[Task goal]
Copy out the data below from the line containing "Rebuild this chart" to the line containing "0.000237, 0.00218, 0.00179, 0, 0, 0];", both lines included, with all images left out.

##########

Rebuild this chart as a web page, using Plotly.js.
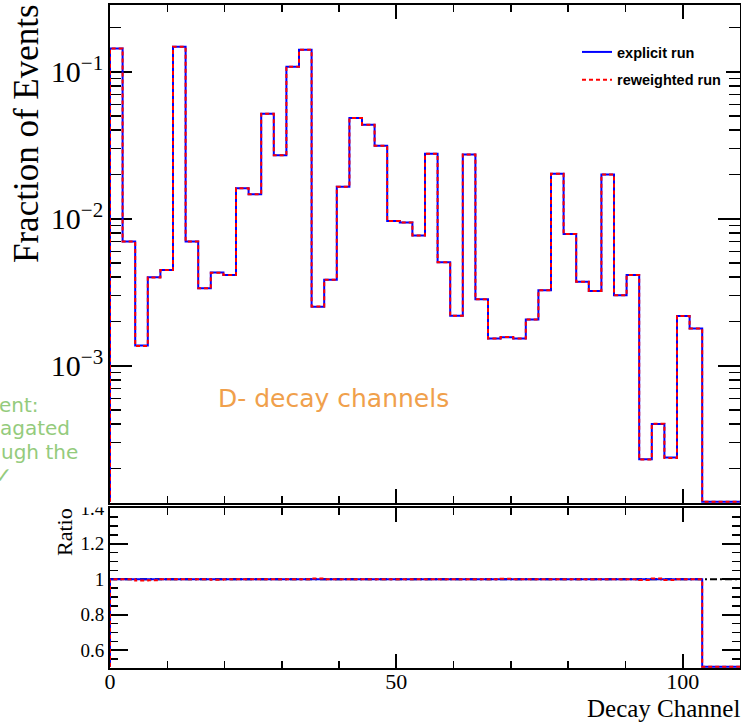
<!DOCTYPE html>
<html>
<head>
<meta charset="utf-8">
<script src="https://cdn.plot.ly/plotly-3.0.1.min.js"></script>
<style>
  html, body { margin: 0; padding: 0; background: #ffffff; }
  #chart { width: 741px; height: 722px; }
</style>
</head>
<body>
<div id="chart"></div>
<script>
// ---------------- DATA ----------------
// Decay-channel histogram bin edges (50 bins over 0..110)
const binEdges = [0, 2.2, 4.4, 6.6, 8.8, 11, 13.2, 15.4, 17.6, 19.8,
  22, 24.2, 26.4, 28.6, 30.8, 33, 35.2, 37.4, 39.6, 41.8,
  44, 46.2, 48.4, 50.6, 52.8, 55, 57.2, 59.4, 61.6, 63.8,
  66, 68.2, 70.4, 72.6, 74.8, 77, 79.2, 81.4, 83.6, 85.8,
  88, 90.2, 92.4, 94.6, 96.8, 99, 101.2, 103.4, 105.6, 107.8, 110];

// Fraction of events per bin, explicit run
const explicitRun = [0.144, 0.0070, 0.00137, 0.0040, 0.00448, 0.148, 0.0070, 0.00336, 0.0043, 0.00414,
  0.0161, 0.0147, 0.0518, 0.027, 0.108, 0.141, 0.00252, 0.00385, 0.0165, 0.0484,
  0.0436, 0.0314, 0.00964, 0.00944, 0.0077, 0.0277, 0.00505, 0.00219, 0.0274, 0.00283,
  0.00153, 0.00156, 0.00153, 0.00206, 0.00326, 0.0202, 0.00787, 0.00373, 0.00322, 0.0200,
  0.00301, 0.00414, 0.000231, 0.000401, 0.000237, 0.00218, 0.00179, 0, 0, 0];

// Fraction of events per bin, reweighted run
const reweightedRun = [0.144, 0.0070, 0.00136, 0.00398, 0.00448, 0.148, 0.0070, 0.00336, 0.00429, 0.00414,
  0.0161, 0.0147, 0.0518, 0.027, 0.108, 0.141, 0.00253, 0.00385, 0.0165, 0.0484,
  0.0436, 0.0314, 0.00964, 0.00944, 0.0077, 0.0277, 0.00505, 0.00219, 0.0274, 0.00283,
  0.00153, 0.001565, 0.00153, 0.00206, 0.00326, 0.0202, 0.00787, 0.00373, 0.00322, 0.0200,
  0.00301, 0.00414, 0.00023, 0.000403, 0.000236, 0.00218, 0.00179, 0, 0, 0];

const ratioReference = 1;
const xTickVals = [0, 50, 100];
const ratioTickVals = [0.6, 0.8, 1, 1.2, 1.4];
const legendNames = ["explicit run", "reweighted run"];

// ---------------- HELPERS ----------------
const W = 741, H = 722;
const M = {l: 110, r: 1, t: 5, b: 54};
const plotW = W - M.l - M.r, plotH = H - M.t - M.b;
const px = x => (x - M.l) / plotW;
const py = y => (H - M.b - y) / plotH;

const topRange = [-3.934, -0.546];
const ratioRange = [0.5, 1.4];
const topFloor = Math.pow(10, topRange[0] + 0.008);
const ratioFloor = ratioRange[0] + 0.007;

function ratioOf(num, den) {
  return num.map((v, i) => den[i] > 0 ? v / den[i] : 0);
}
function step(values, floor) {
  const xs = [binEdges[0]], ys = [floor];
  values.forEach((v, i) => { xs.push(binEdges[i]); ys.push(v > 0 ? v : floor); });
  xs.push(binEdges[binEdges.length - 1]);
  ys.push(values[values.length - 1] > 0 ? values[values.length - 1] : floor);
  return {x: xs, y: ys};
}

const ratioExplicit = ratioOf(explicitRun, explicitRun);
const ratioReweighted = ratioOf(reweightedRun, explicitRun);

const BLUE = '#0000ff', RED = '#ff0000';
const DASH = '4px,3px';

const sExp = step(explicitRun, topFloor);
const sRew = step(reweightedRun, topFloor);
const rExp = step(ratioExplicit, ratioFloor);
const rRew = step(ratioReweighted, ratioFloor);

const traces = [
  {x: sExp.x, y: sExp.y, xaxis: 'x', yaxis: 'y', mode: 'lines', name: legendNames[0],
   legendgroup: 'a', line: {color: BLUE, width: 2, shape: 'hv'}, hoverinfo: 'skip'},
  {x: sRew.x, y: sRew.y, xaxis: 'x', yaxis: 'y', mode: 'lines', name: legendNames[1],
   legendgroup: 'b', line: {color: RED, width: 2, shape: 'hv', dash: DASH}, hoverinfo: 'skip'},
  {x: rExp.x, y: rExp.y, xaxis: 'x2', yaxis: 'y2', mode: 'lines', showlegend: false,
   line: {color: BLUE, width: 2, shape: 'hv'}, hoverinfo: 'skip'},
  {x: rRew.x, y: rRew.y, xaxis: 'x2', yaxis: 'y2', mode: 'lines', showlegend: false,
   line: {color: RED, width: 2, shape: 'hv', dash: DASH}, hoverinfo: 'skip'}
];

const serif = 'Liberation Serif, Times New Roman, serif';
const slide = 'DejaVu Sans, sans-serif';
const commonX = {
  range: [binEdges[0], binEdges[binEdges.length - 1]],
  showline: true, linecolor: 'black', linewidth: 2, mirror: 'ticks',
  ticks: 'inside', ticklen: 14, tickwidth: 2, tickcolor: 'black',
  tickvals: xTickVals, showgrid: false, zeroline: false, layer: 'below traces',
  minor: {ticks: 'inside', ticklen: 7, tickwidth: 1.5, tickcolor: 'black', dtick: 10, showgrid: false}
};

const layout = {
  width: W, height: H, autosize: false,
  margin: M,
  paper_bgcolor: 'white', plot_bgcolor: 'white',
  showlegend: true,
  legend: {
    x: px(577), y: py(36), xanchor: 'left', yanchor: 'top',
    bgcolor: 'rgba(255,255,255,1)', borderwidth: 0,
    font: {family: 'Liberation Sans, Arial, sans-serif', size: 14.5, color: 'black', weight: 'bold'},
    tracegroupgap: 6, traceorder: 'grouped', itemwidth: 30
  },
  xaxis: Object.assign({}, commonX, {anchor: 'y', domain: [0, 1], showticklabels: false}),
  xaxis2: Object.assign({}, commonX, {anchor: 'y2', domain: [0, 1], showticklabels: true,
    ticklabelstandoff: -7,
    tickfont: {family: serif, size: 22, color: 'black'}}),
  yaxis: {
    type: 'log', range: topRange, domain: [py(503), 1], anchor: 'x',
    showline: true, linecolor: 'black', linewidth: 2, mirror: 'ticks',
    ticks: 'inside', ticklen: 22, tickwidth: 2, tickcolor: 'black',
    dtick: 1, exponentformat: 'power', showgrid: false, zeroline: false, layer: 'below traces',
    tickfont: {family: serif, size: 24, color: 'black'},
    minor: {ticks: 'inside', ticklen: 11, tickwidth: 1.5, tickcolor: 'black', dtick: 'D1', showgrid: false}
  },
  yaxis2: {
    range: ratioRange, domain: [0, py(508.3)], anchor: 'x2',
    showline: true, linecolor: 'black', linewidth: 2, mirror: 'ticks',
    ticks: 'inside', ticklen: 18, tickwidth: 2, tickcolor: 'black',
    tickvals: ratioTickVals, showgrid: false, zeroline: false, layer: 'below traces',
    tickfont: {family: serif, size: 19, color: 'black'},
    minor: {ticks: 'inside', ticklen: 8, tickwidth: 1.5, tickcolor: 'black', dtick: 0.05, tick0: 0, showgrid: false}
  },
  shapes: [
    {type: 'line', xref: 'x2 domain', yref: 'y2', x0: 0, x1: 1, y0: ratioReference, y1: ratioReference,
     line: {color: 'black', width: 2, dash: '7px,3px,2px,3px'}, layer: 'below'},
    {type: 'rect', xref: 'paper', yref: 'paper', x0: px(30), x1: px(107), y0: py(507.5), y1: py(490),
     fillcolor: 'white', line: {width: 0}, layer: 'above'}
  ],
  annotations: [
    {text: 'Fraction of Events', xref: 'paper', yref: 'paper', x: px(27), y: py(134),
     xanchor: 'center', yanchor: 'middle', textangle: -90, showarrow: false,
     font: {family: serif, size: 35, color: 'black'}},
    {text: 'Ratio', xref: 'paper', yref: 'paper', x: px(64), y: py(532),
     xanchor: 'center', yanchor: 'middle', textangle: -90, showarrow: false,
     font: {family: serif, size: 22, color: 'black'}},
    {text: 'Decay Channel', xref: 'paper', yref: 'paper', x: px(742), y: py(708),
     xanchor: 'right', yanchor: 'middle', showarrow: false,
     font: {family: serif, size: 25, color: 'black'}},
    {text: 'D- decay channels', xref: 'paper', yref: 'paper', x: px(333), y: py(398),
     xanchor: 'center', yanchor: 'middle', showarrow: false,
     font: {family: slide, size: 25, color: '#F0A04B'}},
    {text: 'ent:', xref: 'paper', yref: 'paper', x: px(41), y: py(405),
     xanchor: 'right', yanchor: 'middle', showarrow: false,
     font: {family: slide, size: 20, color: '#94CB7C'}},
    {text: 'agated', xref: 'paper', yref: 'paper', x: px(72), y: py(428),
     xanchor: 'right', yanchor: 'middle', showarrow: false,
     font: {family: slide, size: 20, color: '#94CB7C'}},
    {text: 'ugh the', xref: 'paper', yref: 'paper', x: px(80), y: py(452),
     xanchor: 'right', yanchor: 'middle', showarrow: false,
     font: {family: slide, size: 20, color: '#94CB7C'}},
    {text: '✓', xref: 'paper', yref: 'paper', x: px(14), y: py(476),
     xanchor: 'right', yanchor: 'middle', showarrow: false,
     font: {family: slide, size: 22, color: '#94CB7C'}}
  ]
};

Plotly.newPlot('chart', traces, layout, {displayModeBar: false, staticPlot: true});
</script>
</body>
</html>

##########

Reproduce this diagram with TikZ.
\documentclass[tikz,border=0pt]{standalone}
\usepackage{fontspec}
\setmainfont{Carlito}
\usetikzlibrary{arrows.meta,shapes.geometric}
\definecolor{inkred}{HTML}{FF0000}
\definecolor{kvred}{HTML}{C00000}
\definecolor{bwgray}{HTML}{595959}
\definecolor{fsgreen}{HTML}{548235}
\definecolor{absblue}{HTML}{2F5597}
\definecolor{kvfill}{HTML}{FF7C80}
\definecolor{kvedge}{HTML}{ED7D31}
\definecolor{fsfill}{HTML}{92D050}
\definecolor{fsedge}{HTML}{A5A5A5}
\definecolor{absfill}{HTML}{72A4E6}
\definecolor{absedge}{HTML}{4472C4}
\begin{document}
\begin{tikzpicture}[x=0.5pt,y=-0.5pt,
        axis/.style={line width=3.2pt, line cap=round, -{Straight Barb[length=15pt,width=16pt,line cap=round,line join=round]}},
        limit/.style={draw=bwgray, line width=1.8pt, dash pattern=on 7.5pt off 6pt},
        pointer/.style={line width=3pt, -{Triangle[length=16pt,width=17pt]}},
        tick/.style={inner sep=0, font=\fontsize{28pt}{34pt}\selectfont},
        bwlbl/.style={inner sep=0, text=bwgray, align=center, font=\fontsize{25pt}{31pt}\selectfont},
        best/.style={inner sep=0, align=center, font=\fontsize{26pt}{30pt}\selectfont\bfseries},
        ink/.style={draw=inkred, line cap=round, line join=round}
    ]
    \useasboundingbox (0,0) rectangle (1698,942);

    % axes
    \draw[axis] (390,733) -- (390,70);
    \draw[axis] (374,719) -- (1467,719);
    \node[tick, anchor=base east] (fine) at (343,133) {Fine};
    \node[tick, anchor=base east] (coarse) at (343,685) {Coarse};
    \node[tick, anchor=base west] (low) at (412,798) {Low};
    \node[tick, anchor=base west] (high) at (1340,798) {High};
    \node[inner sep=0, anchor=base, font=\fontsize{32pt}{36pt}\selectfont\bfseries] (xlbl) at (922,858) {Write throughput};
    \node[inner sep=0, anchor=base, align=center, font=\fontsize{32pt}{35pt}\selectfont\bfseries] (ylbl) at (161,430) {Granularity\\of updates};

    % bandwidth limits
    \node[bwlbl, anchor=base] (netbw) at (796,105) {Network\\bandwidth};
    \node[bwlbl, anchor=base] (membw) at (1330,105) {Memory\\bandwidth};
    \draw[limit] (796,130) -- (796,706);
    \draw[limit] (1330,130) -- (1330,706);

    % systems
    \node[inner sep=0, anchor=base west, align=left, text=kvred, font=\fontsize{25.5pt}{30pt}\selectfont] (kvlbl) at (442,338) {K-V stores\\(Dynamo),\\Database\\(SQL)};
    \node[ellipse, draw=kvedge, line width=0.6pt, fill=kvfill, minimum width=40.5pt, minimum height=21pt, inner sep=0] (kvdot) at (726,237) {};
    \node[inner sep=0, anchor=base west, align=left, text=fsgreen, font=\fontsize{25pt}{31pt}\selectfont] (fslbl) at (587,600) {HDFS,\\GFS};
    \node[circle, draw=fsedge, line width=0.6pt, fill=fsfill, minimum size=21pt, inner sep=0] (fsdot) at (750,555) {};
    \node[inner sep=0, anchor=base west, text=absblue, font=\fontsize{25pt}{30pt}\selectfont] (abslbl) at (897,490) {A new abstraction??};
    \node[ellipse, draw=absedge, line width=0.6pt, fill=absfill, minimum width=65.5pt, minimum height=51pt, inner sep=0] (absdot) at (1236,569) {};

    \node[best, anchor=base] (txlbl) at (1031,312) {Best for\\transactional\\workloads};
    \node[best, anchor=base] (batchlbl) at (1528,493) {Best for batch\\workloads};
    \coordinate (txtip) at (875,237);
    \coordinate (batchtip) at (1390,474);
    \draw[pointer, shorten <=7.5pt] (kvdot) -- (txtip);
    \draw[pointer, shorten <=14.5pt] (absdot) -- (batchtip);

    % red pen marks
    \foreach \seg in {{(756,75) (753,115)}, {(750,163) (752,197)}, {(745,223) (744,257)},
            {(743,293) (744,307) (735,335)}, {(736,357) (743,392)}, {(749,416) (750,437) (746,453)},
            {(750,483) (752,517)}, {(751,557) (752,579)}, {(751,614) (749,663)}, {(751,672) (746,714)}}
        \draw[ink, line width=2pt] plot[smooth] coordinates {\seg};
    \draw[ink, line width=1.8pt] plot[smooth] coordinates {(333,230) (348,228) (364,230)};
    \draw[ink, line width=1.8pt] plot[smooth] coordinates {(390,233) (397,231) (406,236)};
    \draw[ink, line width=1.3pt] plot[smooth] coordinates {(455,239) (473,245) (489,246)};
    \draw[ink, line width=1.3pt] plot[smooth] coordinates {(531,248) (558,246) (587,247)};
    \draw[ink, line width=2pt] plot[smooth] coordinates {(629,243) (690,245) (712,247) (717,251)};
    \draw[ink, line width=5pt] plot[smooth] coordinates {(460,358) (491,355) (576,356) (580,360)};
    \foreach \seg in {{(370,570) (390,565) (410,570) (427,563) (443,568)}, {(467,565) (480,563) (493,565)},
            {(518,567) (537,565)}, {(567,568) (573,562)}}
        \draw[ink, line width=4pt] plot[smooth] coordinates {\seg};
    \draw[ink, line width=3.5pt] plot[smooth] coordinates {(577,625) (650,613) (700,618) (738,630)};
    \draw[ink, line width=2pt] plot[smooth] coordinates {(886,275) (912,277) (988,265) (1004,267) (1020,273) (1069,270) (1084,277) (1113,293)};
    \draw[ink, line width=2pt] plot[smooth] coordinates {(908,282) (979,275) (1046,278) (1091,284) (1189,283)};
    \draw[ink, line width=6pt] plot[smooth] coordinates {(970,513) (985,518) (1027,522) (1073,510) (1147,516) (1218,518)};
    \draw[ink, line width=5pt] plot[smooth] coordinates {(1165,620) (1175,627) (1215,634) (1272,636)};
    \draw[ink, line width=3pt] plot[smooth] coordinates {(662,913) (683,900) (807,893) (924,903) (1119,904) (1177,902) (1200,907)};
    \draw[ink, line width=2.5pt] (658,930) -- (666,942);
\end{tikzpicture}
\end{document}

##########

[Correct result]
Rebuild this chart as a web page, using Plotly.js.
<!DOCTYPE html>
<html>
<head>
<meta charset="utf-8">
<script src="https://cdn.plot.ly/plotly-3.0.1.min.js"></script>
<style>
  html, body { margin: 0; padding: 0; background: #ffffff; }
  #chart { width: 741px; height: 722px; }
</style>
</head>
<body>
<div id="chart"></div>
<script>
// ---------------- DATA ----------------
// Decay-channel histogram bin edges (50 bins over 0..110)
const binEdges = [0, 2.2, 4.4, 6.6, 8.8, 11, 13.2, 15.4, 17.6, 19.8,
  22, 24.2, 26.4, 28.6, 30.8, 33, 35.2, 37.4, 39.6, 41.8,
  44, 46.2, 48.4, 50.6, 52.8, 55, 57.2, 59.4, 61.6, 63.8,
  66, 68.2, 70.4, 72.6, 74.8, 77, 79.2, 81.4, 83.6, 85.8,
  88, 90.2, 92.4, 94.6, 96.8, 99, 101.2, 103.4, 105.6, 107.8, 110];

// Fraction of events per bin, explicit run
const explicitRun = [0.144, 0.0070, 0.00137, 0.0040, 0.00448, 0.148, 0.0070, 0.00336, 0.0043, 0.00414,
  0.0161, 0.0147, 0.0518, 0.027, 0.108, 0.141, 0.00252, 0.00385, 0.0165, 0.0484,
  0.0436, 0.0314, 0.00964, 0.00944, 0.0077, 0.0277, 0.00505, 0.00219, 0.0274, 0.00283,
  0.00153, 0.00156, 0.00153, 0.00206, 0.00326, 0.0202, 0.00787, 0.00373, 0.00322, 0.0200,
  0.00301, 0.00414, 0.000231, 0.000401, 0.000237, 0.00218, 0.00179, 0, 0, 0];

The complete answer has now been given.